After the war Walcutt went home, where he was warden of the Ohio Penitentiary in Columbus in 1866. On July 28 he was appointed lieutenant colonel of the 10th U.S. Cavalry, and proceeded to Fort Leavenworth, Kansas, to report for duty. He resigned on December 1, 1866, "unwilling to endure army life in time of peace." Walcutt returned to Ohio and again worked as a warden until 1869.

Walcutt was also active in politics in Ohio, and was one of Ulysses S. Grant's electors in 1868. In May he was appointed the U.S. Internal Revenue Service collector for the 7th district of Ohio by President Grant, which he held until July 1, 1883. In 1872 Walcutt was elected to the Columbus board of education, with seven years as its president, until April 1, 1894. Also in 1872 he was a delegate to the Republican National Convention held in Philadelphia, Pennsylvania.
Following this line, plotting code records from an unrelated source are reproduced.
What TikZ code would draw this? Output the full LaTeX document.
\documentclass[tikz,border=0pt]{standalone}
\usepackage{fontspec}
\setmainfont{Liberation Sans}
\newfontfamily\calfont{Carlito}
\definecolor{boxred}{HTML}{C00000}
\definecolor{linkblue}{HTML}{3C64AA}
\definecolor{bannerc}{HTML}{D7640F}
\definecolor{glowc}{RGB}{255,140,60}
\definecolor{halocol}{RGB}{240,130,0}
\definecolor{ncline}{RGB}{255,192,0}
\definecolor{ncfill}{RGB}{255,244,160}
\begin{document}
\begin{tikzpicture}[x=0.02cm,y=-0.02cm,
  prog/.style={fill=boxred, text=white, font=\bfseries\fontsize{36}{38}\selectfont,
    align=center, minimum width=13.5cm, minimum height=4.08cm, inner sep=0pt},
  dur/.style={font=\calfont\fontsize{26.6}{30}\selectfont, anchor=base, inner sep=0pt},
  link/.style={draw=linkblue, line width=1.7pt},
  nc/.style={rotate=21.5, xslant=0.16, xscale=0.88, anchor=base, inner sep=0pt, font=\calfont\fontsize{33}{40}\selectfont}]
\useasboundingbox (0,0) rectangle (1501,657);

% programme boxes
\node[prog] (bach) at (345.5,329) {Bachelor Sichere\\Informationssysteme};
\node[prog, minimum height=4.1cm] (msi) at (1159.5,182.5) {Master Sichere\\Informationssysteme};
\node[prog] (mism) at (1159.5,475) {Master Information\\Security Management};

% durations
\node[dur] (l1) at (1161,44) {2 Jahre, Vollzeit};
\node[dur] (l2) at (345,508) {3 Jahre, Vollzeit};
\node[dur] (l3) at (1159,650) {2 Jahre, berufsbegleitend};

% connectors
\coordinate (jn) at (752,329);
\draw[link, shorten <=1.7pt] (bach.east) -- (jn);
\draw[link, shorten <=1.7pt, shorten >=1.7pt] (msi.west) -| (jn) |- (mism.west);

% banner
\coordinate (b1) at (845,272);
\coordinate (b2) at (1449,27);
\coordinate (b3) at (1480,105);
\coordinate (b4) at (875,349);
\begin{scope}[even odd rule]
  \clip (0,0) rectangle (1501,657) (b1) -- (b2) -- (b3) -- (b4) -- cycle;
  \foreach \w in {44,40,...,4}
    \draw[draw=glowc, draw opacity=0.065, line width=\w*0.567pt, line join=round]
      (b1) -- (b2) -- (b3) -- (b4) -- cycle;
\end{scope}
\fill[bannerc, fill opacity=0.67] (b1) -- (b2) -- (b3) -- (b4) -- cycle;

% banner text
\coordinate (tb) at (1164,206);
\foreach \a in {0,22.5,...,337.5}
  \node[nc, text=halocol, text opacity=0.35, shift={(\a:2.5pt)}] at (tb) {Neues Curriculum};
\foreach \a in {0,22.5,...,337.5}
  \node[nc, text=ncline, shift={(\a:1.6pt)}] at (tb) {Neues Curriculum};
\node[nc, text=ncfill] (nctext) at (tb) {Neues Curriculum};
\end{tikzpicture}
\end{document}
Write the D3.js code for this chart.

In April 1883 he was elected mayor of Columbus, elected to a second term, retired in April 1887 and succeeded by Philip H. Bruck. His wife Phebe died the following year.

In 1898 Walcutt was in Omaha, Nebraska, heading back to Ohio after visiting Mexico with his sister Virginia "for his health." There his condition worsened, and he stayed in Omaha for about six weeks. Ten days before his death doctors amputated one of his limbs. His body was brought back to Ohio and was buried in Green Lawn Cemetery in Columbus.